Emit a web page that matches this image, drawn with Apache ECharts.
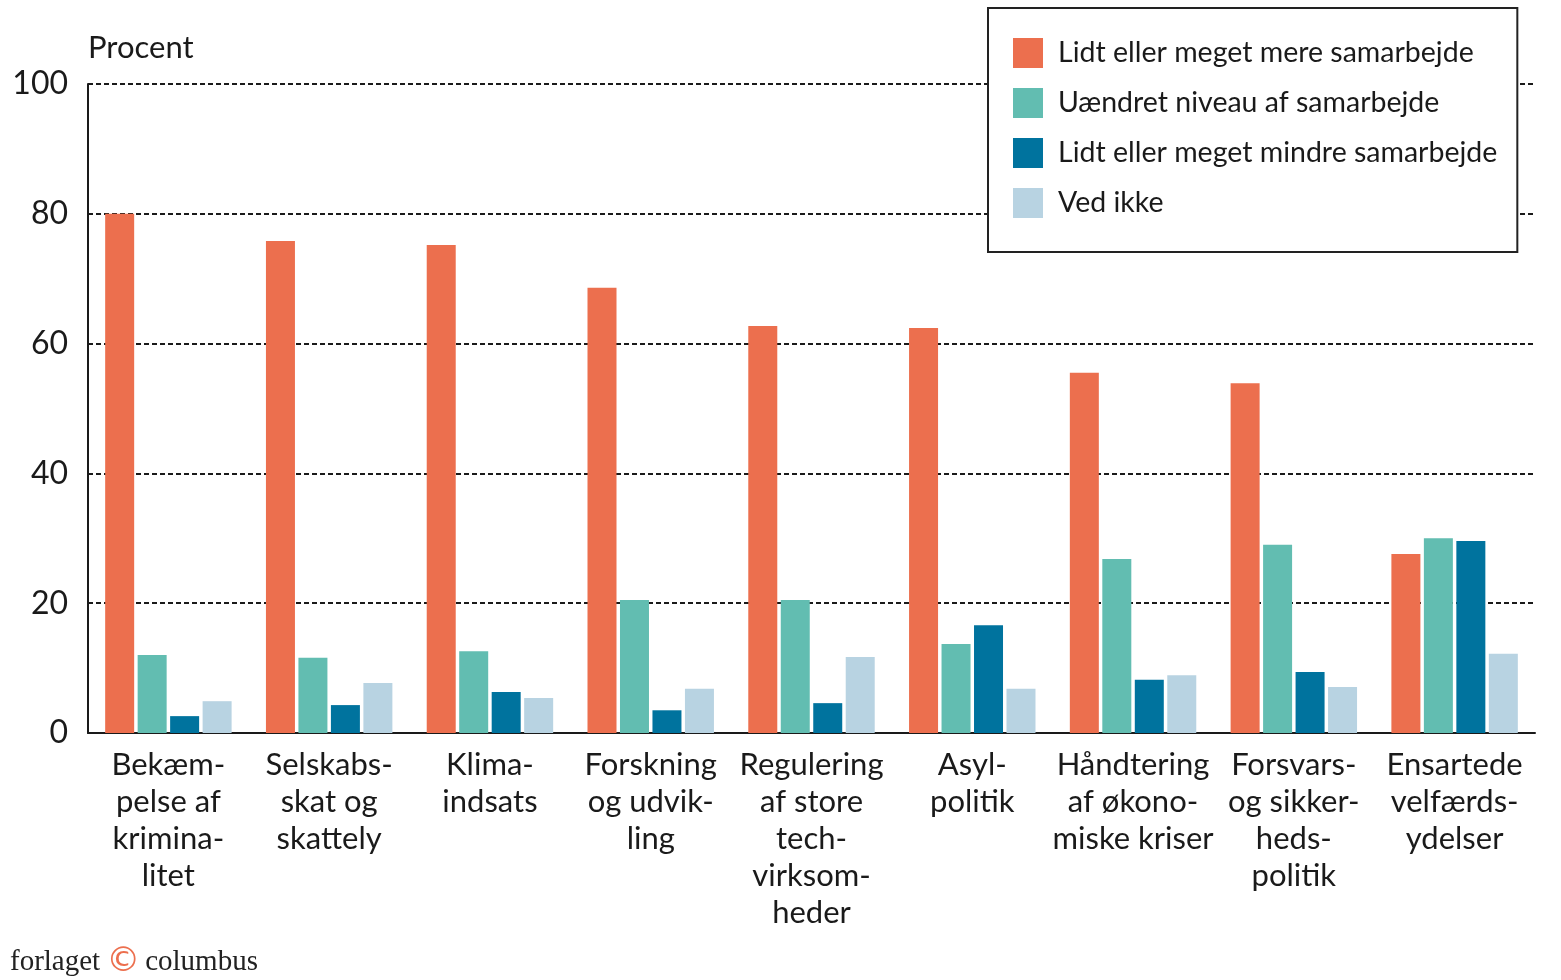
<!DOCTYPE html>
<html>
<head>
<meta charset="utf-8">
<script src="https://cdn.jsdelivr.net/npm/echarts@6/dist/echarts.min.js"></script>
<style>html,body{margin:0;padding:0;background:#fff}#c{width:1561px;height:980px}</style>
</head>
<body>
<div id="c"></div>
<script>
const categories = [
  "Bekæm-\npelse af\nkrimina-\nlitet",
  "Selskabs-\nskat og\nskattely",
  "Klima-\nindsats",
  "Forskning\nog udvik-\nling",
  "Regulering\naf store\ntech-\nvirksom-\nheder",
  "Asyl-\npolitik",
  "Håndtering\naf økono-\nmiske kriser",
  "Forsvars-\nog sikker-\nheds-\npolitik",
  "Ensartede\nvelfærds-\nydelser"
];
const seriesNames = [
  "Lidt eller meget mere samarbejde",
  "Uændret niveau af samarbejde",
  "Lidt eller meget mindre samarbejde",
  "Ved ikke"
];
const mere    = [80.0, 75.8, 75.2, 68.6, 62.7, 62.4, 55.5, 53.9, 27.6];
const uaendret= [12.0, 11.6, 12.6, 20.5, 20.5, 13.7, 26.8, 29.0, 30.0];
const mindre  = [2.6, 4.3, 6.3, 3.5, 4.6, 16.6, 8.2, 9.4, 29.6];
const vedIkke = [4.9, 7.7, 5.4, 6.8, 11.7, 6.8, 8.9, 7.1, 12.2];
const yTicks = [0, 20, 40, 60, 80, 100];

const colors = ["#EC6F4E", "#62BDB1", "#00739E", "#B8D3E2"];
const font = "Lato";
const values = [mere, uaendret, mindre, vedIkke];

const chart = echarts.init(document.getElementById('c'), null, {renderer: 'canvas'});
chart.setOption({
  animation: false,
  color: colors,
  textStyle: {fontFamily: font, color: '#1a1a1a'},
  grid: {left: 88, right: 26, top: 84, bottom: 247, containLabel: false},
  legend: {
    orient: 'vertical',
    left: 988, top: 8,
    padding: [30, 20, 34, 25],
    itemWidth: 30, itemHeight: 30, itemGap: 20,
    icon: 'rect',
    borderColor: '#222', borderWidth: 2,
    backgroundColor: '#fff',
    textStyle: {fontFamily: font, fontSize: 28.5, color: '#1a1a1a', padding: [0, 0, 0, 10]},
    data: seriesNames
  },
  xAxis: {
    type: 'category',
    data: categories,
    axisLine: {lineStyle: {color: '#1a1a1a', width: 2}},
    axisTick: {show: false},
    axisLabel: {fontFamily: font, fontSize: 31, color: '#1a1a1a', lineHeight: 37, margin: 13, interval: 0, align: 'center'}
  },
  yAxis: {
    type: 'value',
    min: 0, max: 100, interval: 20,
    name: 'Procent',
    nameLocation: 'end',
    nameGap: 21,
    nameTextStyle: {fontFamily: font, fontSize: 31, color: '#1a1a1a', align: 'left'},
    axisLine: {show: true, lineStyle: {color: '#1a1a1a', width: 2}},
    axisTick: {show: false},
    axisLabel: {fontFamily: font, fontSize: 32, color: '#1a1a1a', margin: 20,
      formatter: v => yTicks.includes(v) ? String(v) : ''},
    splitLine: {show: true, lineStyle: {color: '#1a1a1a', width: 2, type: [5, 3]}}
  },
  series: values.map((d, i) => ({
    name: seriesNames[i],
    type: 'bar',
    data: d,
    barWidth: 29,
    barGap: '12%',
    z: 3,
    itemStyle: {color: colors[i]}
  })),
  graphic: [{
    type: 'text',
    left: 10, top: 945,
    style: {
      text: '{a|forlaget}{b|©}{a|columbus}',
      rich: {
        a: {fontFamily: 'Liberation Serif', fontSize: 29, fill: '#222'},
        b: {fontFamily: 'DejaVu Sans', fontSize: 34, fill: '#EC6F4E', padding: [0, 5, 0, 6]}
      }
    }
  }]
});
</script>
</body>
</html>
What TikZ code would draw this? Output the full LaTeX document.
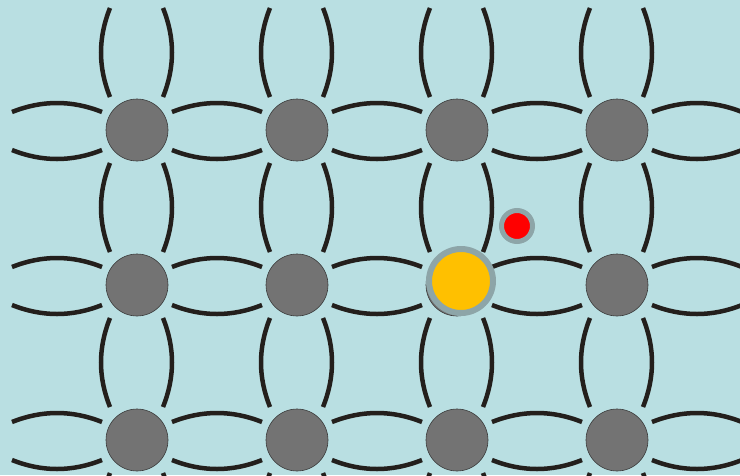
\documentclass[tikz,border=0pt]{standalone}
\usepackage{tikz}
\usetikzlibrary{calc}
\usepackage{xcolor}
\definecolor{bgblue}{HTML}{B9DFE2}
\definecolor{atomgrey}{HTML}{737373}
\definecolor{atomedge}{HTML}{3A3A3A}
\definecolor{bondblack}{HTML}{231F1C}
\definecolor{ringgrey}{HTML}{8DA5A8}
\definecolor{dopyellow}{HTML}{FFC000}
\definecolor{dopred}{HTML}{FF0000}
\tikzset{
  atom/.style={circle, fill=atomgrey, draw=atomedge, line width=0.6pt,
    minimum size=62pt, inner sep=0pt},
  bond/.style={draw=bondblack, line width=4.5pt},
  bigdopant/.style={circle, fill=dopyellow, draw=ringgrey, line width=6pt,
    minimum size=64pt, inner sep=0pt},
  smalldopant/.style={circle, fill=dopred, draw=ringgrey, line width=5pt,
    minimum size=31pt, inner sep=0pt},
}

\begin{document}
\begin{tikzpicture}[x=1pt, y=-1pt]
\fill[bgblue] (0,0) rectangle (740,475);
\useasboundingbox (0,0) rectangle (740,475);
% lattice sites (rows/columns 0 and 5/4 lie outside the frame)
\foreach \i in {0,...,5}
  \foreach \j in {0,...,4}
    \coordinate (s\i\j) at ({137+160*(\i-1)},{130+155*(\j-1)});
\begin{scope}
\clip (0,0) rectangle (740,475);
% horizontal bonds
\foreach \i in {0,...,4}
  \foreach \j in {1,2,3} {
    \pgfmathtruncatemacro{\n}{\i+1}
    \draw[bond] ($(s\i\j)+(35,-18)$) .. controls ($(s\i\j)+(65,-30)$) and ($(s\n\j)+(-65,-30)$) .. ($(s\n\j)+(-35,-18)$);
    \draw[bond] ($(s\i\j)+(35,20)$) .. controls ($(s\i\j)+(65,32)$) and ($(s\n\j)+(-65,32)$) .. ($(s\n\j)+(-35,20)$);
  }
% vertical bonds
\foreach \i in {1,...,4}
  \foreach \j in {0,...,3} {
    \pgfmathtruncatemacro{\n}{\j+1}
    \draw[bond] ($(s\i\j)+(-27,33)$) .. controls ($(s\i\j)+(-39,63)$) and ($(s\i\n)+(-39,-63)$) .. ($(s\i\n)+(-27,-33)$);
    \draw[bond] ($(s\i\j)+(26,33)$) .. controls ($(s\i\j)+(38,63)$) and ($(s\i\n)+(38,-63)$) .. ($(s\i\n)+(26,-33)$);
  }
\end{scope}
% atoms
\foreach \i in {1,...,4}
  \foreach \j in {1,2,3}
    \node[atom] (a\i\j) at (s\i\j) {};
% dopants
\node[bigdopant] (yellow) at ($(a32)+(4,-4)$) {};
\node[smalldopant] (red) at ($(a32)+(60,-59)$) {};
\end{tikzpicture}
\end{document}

_ _ _

- _Stated goal_: Repeat the preceding records precisely, and leave every picture out of the copy.

- _Full solution_:
Emit a web page that matches this image, drawn with Apache ECharts.
<!DOCTYPE html>
<html>
<head>
<meta charset="utf-8">
<script src="https://cdn.jsdelivr.net/npm/echarts@6/dist/echarts.min.js"></script>
<style>html,body{margin:0;padding:0;background:#fff}#c{width:1561px;height:980px}</style>
</head>
<body>
<div id="c"></div>
<script>
const categories = [
  "Bekæm-\npelse af\nkrimina-\nlitet",
  "Selskabs-\nskat og\nskattely",
  "Klima-\nindsats",
  "Forskning\nog udvik-\nling",
  "Regulering\naf store\ntech-\nvirksom-\nheder",
  "Asyl-\npolitik",
  "Håndtering\naf økono-\nmiske kriser",
  "Forsvars-\nog sikker-\nheds-\npolitik",
  "Ensartede\nvelfærds-\nydelser"
];
const seriesNames = [
  "Lidt eller meget mere samarbejde",
  "Uændret niveau af samarbejde",
  "Lidt eller meget mindre samarbejde",
  "Ved ikke"
];
const mere    = [80.0, 75.8, 75.2, 68.6, 62.7, 62.4, 55.5, 53.9, 27.6];
const uaendret= [12.0, 11.6, 12.6, 20.5, 20.5, 13.7, 26.8, 29.0, 30.0];
const mindre  = [2.6, 4.3, 6.3, 3.5, 4.6, 16.6, 8.2, 9.4, 29.6];
const vedIkke = [4.9, 7.7, 5.4, 6.8, 11.7, 6.8, 8.9, 7.1, 12.2];
const yTicks = [0, 20, 40, 60, 80, 100];

const colors = ["#EC6F4E", "#62BDB1", "#00739E", "#B8D3E2"];
const font = "Lato";
const values = [mere, uaendret, mindre, vedIkke];

const chart = echarts.init(document.getElementById('c'), null, {renderer: 'canvas'});
chart.setOption({
  animation: false,
  color: colors,
  textStyle: {fontFamily: font, color: '#1a1a1a'},
  grid: {left: 88, right: 26, top: 84, bottom: 247, containLabel: false},
  legend: {
    orient: 'vertical',
    left: 988, top: 8,
    padding: [30, 20, 34, 25],
    itemWidth: 30, itemHeight: 30, itemGap: 20,
    icon: 'rect',
    borderColor: '#222', borderWidth: 2,
    backgroundColor: '#fff',
    textStyle: {fontFamily: font, fontSize: 28.5, color: '#1a1a1a', padding: [0, 0, 0, 10]},
    data: seriesNames
  },
  xAxis: {
    type: 'category',
    data: categories,
    axisLine: {lineStyle: {color: '#1a1a1a', width: 2}},
    axisTick: {show: false},
    axisLabel: {fontFamily: font, fontSize: 31, color: '#1a1a1a', lineHeight: 37, margin: 13, interval: 0, align: 'center'}
  },
  yAxis: {
    type: 'value',
    min: 0, max: 100, interval: 20,
    name: 'Procent',
    nameLocation: 'end',
    nameGap: 21,
    nameTextStyle: {fontFamily: font, fontSize: 31, color: '#1a1a1a', align: 'left'},
    axisLine: {show: true, lineStyle: {color: '#1a1a1a', width: 2}},
    axisTick: {show: false},
    axisLabel: {fontFamily: font, fontSize: 32, color: '#1a1a1a', margin: 20,
      formatter: v => yTicks.includes(v) ? String(v) : ''},
    splitLine: {show: true, lineStyle: {color: '#1a1a1a', width: 2, type: [5, 3]}}
  },
  series: values.map((d, i) => ({
    name: seriesNames[i],
    type: 'bar',
    data: d,
    barWidth: 29,
    barGap: '12%',
    z: 3,
    itemStyle: {color: colors[i]}
  })),
  graphic: [{
    type: 'text',
    left: 10, top: 945,
    style: {
      text: '{a|forlaget}{b|©}{a|columbus}',
      rich: {
        a: {fontFamily: 'Liberation Serif', fontSize: 29, fill: '#222'},
        b: {fontFamily: 'DejaVu Sans', fontSize: 34, fill: '#EC6F4E', padding: [0, 5, 0, 6]}
      }
    }
  }]
});
</script>
</body>
</html>
What TikZ code would draw this? Output the full LaTeX document.
\documentclass[tikz,border=0pt]{standalone}
\usepackage{tikz}
\usetikzlibrary{calc}
\usepackage{xcolor}
\definecolor{bgblue}{HTML}{B9DFE2}
\definecolor{atomgrey}{HTML}{737373}
\definecolor{atomedge}{HTML}{3A3A3A}
\definecolor{bondblack}{HTML}{231F1C}
\definecolor{ringgrey}{HTML}{8DA5A8}
\definecolor{dopyellow}{HTML}{FFC000}
\definecolor{dopred}{HTML}{FF0000}
\tikzset{
  atom/.style={circle, fill=atomgrey, draw=atomedge, line width=0.6pt,
    minimum size=62pt, inner sep=0pt},
  bond/.style={draw=bondblack, line width=4.5pt},
  bigdopant/.style={circle, fill=dopyellow, draw=ringgrey, line width=6pt,
    minimum size=64pt, inner sep=0pt},
  smalldopant/.style={circle, fill=dopred, draw=ringgrey, line width=5pt,
    minimum size=31pt, inner sep=0pt},
}

\begin{document}
\begin{tikzpicture}[x=1pt, y=-1pt]
\fill[bgblue] (0,0) rectangle (740,475);
\useasboundingbox (0,0) rectangle (740,475);
% lattice sites (rows/columns 0 and 5/4 lie outside the frame)
\foreach \i in {0,...,5}
  \foreach \j in {0,...,4}
    \coordinate (s\i\j) at ({137+160*(\i-1)},{130+155*(\j-1)});
\begin{scope}
\clip (0,0) rectangle (740,475);
% horizontal bonds
\foreach \i in {0,...,4}
  \foreach \j in {1,2,3} {
    \pgfmathtruncatemacro{\n}{\i+1}
    \draw[bond] ($(s\i\j)+(35,-18)$) .. controls ($(s\i\j)+(65,-30)$) and ($(s\n\j)+(-65,-30)$) .. ($(s\n\j)+(-35,-18)$);
    \draw[bond] ($(s\i\j)+(35,20)$) .. controls ($(s\i\j)+(65,32)$) and ($(s\n\j)+(-65,32)$) .. ($(s\n\j)+(-35,20)$);
  }
% vertical bonds
\foreach \i in {1,...,4}
  \foreach \j in {0,...,3} {
    \pgfmathtruncatemacro{\n}{\j+1}
    \draw[bond] ($(s\i\j)+(-27,33)$) .. controls ($(s\i\j)+(-39,63)$) and ($(s\i\n)+(-39,-63)$) .. ($(s\i\n)+(-27,-33)$);
    \draw[bond] ($(s\i\j)+(26,33)$) .. controls ($(s\i\j)+(38,63)$) and ($(s\i\n)+(38,-63)$) .. ($(s\i\n)+(26,-33)$);
  }
\end{scope}
% atoms
\foreach \i in {1,...,4}
  \foreach \j in {1,2,3}
    \node[atom] (a\i\j) at (s\i\j) {};
% dopants
\node[bigdopant] (yellow) at ($(a32)+(4,-4)$) {};
\node[smalldopant] (red) at ($(a32)+(60,-59)$) {};
\end{tikzpicture}
\end{document}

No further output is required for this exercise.